Actually, there's an even better question: Why defend religious liberty? No one asks it nowadays because we consider it a settled matter: "It's in the Constitution!" But that's not the way it was at the beginning of our society, when people wanted to hear reasons -- independently valid principles -- that, when brought to bear on the matter, would explain why involvement with religion was not among "the rightful purposes of civil government" (Jefferson). And our Founding Fathers, notably Jefferson and Madison, provided those reasons -- a good many. We should never forget what these reasons are, nor fail to consider their implications for (and thus application to) matters other than religion -- such as, indeed, education.

First, however, we must consider what the Founders meant by "liberty." The First Amendment reads," Congress shall make no law respecting an establishment of religion, or prohibiting the free exercise thereof...." Religious liberty includes both the freedom and the non-establishment of religion. Thus, educational liberty would include not only the right of parents to determine the education of their children, but also the absence of any "public" (government) school system and its apparatus of compulsory attendance and taxation. Or as many describe it: the separation of School and State, on par with the separation of Church and State.

Now, with that said...

Competition improves performance; monopoly promotes corruption.

In Point 7 of his Bill for Establishing Religious Freedom (1777), one of the three achievements (with the Declaration of Independence and the University of Virginia) for which he was most proud, Jefferson argued that when a man is forced to support (via taxation) "this or that teacher" (of religion), he is denied "the comfortable liberty of giving his contributions" to one of his own choosing. This guaranteed funding, in turn (Point 8), eliminates the incentive ("rewards") for such teachers to earn their wages through "earnest and unremitting labours for the instruction of mankind." Furthermore (Point 10), such government funding constitutes the "bribing, with a monopoly of worldly honours and emoluments," of these teachers, which tends "to corrupt the principles" of their profession -- with the government itself corrupted by its part in this bribery (Point 11). Here is a critique of state cartelization equally applicable to all teachers -- theologic, academic and otherwise.

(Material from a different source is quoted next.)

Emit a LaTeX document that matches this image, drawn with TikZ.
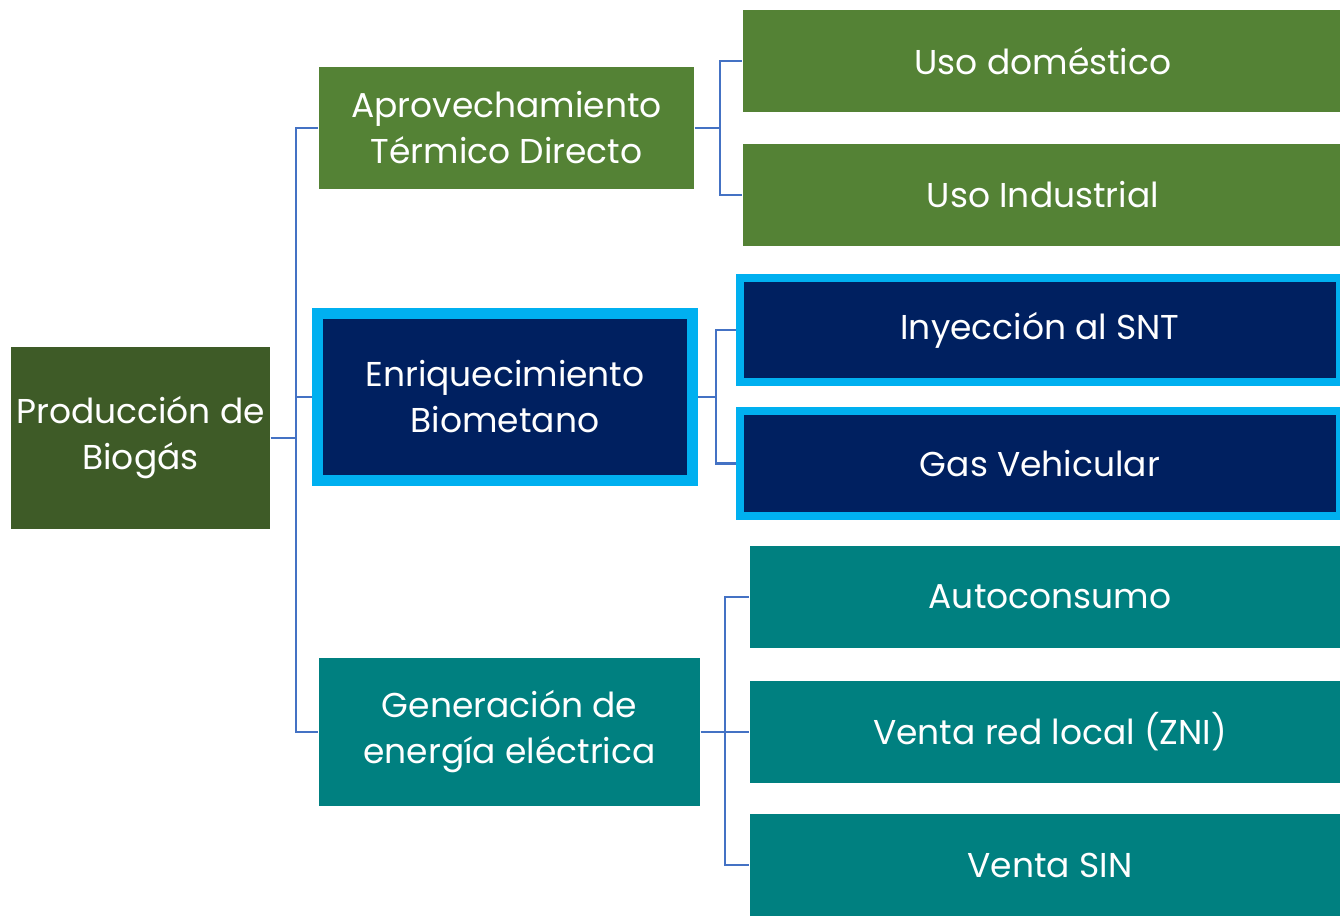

In his Memorial and Remonstrance Against Religious Assessments (1785), written in response to a proposed bill for a tax to fund Christian denominations in Virginia, Madison echoed Jefferson on this point (as he did on many others). He invites us (Point 7) to observe that establishment, "instead of maintaining the purity and efficacy" of religion, has had the opposite effect: "pride and indolence in the Clergy; ignorance and servility in the laity." Were Madison alive today, we could invite him to observe the "pride and indolence" of the teachers unions (who flex their political muscle as brazenly as they blare their opposition to teacher testing) and the "ignorance and servility" of our public high school students (who may not be able to tell us much about Madison himself but are increasingly subjected to the agendas of sundry advocacy groups). He wryly notes that if one asks people when Christianity "appeared in its greatest lustre," they will invariably "point to the ages prior to its incorporation with Civil policy." Yet if one then suggests a return of the Church to its status in that earlier epoch, "many of them predict its downfall." Similarly, while no one could seriously fault the supply and quality of private education in late 18th and 19th century America (see Sheldon Richman's Separating School and State, 1994, p. 37-9), many today condemn the privatization of education as its virtual annihilation.

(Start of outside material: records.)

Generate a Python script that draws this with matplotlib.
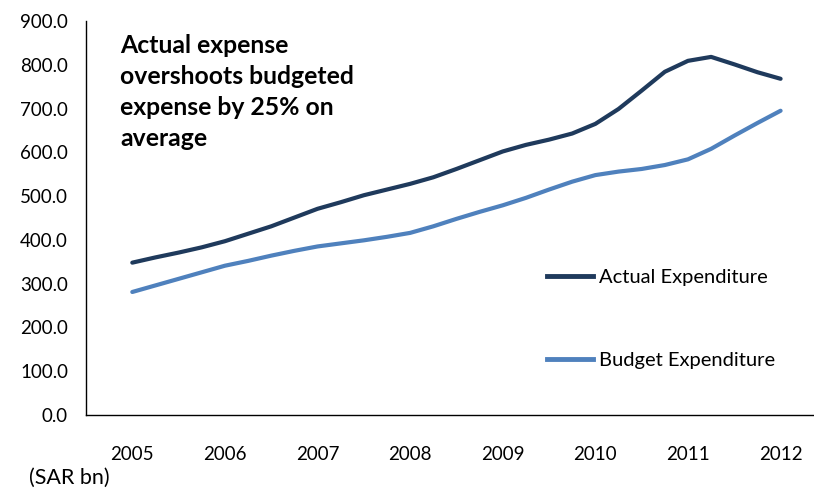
import matplotlib
matplotlib.use("Agg")
import matplotlib.pyplot as plt
from matplotlib.lines import Line2D

plt.rcParams['font.family'] = ['Lato', 'DejaVu Sans']

# Quarterly series, SAR bn
quarters = [2005 + 0.25 * i for i in range(29)]
actual = [348, 360, 371, 383, 397, 414, 431, 451, 471, 486, 502, 515, 528,
          543, 562, 582, 602, 617, 629, 643, 665, 699, 741, 784, 809, 818,
          801, 783, 768]
budget = [281, 296, 311, 326, 341, 352, 364, 375, 385, 392, 399, 407, 416,
          431, 448, 464, 479, 496, 515, 533, 548, 556, 562, 571, 584, 608,
          638, 667, 695]
years = [2005, 2006, 2007, 2008, 2009, 2010, 2011, 2012]
y_ticks = [0, 100, 200, 300, 400, 500, 600, 700, 800, 900]

dark = '#1F3A5C'
light = '#4F81BD'

fig = plt.figure(figsize=(8.14, 4.88), dpi=100)
ax = fig.add_axes([86 / 814, 1 - 415 / 488, (813 - 86) / 814, (415 - 21) / 488])

ax.plot(quarters, actual, color=dark, lw=3.0, solid_capstyle='round',
        solid_joinstyle='round')
ax.plot(quarters, budget, color=light, lw=3.0, solid_capstyle='round',
        solid_joinstyle='round')

ax.set_xlim(2004.5, 2012.35)
ax.set_ylim(0, 900)
ax.set_xticks(years)
ax.set_xticklabels([str(y) for y in years])
ax.set_yticks(y_ticks)
ax.set_yticklabels([f'{v:.1f}' for v in y_ticks])
ax.tick_params(axis='both', length=0, labelsize=13.5, colors='black')
ax.tick_params(axis='x', pad=22)
ax.tick_params(axis='y', pad=13)

for side in ('top', 'right'):
    ax.spines[side].set_visible(False)
for side in ('left', 'bottom'):
    ax.spines[side].set_color('black')
    ax.spines[side].set_linewidth(1.0)

fig.text(120 / 814, 1 - 34 / 488,
         'Actual expense\novershoots budgeted\nexpense by 25% on\naverage',
         fontsize=17.8, fontweight='bold', va='top', ha='left',
         linespacing=1.42)

fig.text(29 / 814, 1 - 478 / 488, '(SAR bn)', fontsize=15.5, va='center', ha='left')

handles = [Line2D([], [], color=dark, lw=3.5), Line2D([], [], color=light, lw=3.5)]
ax.legend(handles, ['Actual Expenditure', 'Budget Expenditure'],
          loc='upper left', bbox_to_anchor=(547 / 814, 1 - 269 / 488),
          bbox_transform=fig.transFigure, frameon=False, fontsize=14.5,
          handlelength=2.3, handletextpad=0.3, labelspacing=3.25,
          borderpad=0, borderaxespad=0)

fig.savefig('out.png', dpi=100)
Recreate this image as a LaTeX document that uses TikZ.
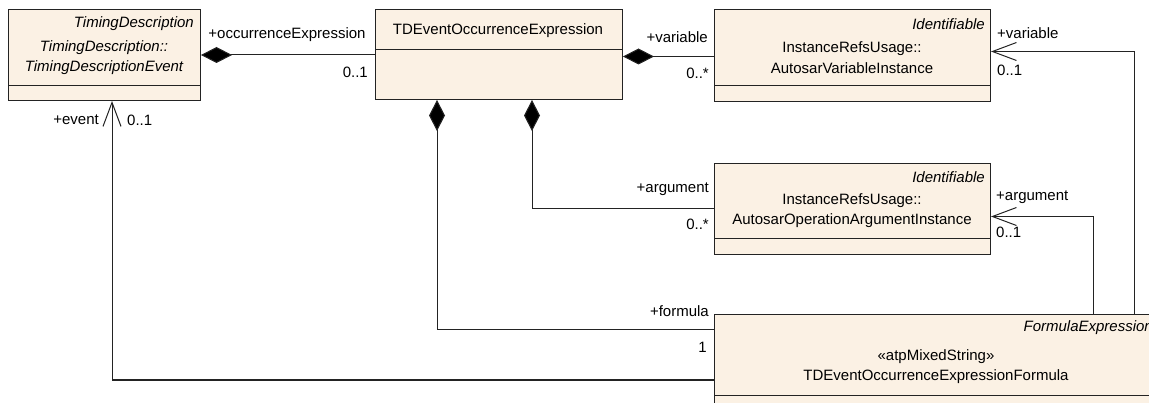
\documentclass[tikz,border=0pt]{standalone}
\usepackage{fontspec}
\setmainfont{Liberation Sans}
\usetikzlibrary{arrows.meta}
\definecolor{boxfill}{RGB}{251,241,228}
\definecolor{edgec}{RGB}{35,35,35}
\begin{document}
\begin{tikzpicture}[x=1pt,y=-1pt,
  umlbox/.style={draw=edgec,line width=1pt,fill=boxfill,rectangle,inner sep=0pt,anchor=north west},
  txt/.style={font=\fontsize{15}{18}\selectfont,inner sep=0pt,text=black},
  itxt/.style={txt,font=\fontsize{15}{18}\selectfont\itshape},
  sep/.style={draw=edgec,line width=1pt},
  conn/.style={draw=edgec,line width=1pt},
  comp/.style={conn,{Diamond[length=31pt,width=16pt,fill=black]}-},
  nav/.style={conn,-{Straight Barb[length=24pt,width=18pt,line width=1pt]}},
]
\path[use as bounding box,clip] (0,0) rectangle (1149,403);

% boxes
\node[umlbox,minimum width=192pt,minimum height=91pt] (b1) at (8,9) {};
\draw[sep] (8,86) -- (200,86);
\node[umlbox,minimum width=247pt,minimum height=90pt] (b2) at (375,9) {};
\draw[sep] (375,50) -- (622,50);
\node[umlbox,minimum width=276pt,minimum height=92pt] (b3) at (714,9) {};
\draw[sep] (714,86) -- (990,86);
\node[umlbox,minimum width=276pt,minimum height=91pt] (b4) at (714,163) {};
\draw[sep] (714,239) -- (990,239);
\node[umlbox,minimum width=444pt,minimum height=110pt] (b5) at (714,314) {};
\draw[sep] (714,395) -- (1158,395);

% box texts
\node[itxt,anchor=east] (t1a) at (194,24) {TimingDescription};
\node[itxt] (t1b) at (104,48) {TimingDescription::};
\node[itxt] (t1c) at (104,68) {TimingDescriptionEvent};
\node[txt] (t2) at (498,31) {TDEventOccurrenceExpression};
\node[itxt,anchor=east] (t3a) at (985,24) {Identifiable};
\node[txt] (t3b) at (852,49) {InstanceRefsUsage::};
\node[txt] (t3c) at (852,68) {AutosarVariableInstance};
\node[itxt,anchor=east] (t4a) at (985,177) {Identifiable};
\node[txt] (t4b) at (852,201) {InstanceRefsUsage::};
\node[txt] (t4c) at (852,221) {AutosarOperationArgumentInstance};
\node[itxt,anchor=east] (t5a) at (1153,328) {FormulaExpression};
\node[txt] (t5b) at (936,357) {«atpMixedString»};
\node[txt] (t5c) at (936,377) {TDEventOccurrenceExpressionFormula};

% connectors
\draw[comp] (b1.east) -- (b2.west |- b1.east);
\draw[comp] ([yshift=-2pt]b2.east) -- ([yshift=-2pt]b3.west |- b2.east);
\draw[comp] ([xshift=157pt]b2.south west) |- (b4.west);
\draw[comp] ([xshift=62pt]b2.south west) |- ([yshift=-16pt]b5.north west);
\draw[nav] ([yshift=-66pt]b5.north west) -| ([xshift=104pt]b1.south west);
\draw[nav] ([xshift=420pt]b5.north west) |- ([yshift=4pt]b3.east);
\draw[nav] ([xshift=379pt]b5.north west) |- ([yshift=-7.5pt]b4.east);

% labels
\node[txt] (l1) at (287,35) {+occurrenceExpression};
\node[txt,anchor=east] (l2) at (368,72) {0..1};
\node[txt,anchor=east] (l3) at (708,37) {+variable};
\node[txt,anchor=east] (l4) at (709,73) {0..*};
\node[txt,anchor=east] (l5) at (709,189) {+argument};
\node[txt,anchor=east] (l6) at (709,224) {0..*};
\node[txt,anchor=east] (l7) at (709,311) {+formula};
\node[txt,anchor=east] (l8) at (707,347) {1};
\node[txt,anchor=east] (l9) at (99,120) {+event};
\node[txt,anchor=west] (l10) at (127,120) {0..1};
\node[txt,anchor=west] (l11) at (997,33) {+variable};
\node[txt,anchor=west] (l12) at (997,70) {0..1};
\node[txt,anchor=west] (l13) at (996,197) {+argument};
\node[txt,anchor=west] (l14) at (996,232) {0..1};
\end{tikzpicture}
\end{document}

Government support is not necessary.

In his Memorial, Madison noted (Point 6) that Christianity had "both existed and flourished, not only without the support of human [i.e., political] laws, but in spite of every opposition from them.... Nay, it is a contradiction in terms; for a Religion not invented by human policy, must have pre-existed and been supported, before it was established [i.e., socialized] by human policy."

The State did not invent the church... and it did not invent the school. Education, in a myriad of forms, existed before government and often in opposition to it. A recent example of the latter (that is, in addition to private schools) would be parents who, at odds with the look-say or "whole language" reading methods used in the socialized schools, purchase the many advertised teach-your-child-phonics programs. Also, Madison warned that establishment would "foster in those who still reject [Christianity], a suspicion that its friends are too conscious of its fallacies to trust it to its own merits." We ourselves might wonder why the advocates of "whole language" (or any equivalent) are afraid "to trust it to its own merits" in a free market of education.

At this point we should probably address the many who from the beginning have been screaming, "But Madison and Jefferson supported public education!" True -- mostly. Jefferson's precise position we'll note later, but Madison's concerns about the future of education, however, proved to be unfounded, as discussed above, for a reason that he himself (in a March 19, 1823 letter to Edward Everett) understood in its relation to religion: "[T]here are causes in the human breast, which ensure the perpetuity of religion without the aid of the law." The same "human breast" that provided its children with churches and bibles, provided them with school houses and primers. The point is, just because the Founders didn't connect every dot in their political philosophy, doesn't mean we can't. Not many of the civil libertarians who fairly worship Thomas "Wall of Separation" Jefferson would care to recall his views on "sodomy."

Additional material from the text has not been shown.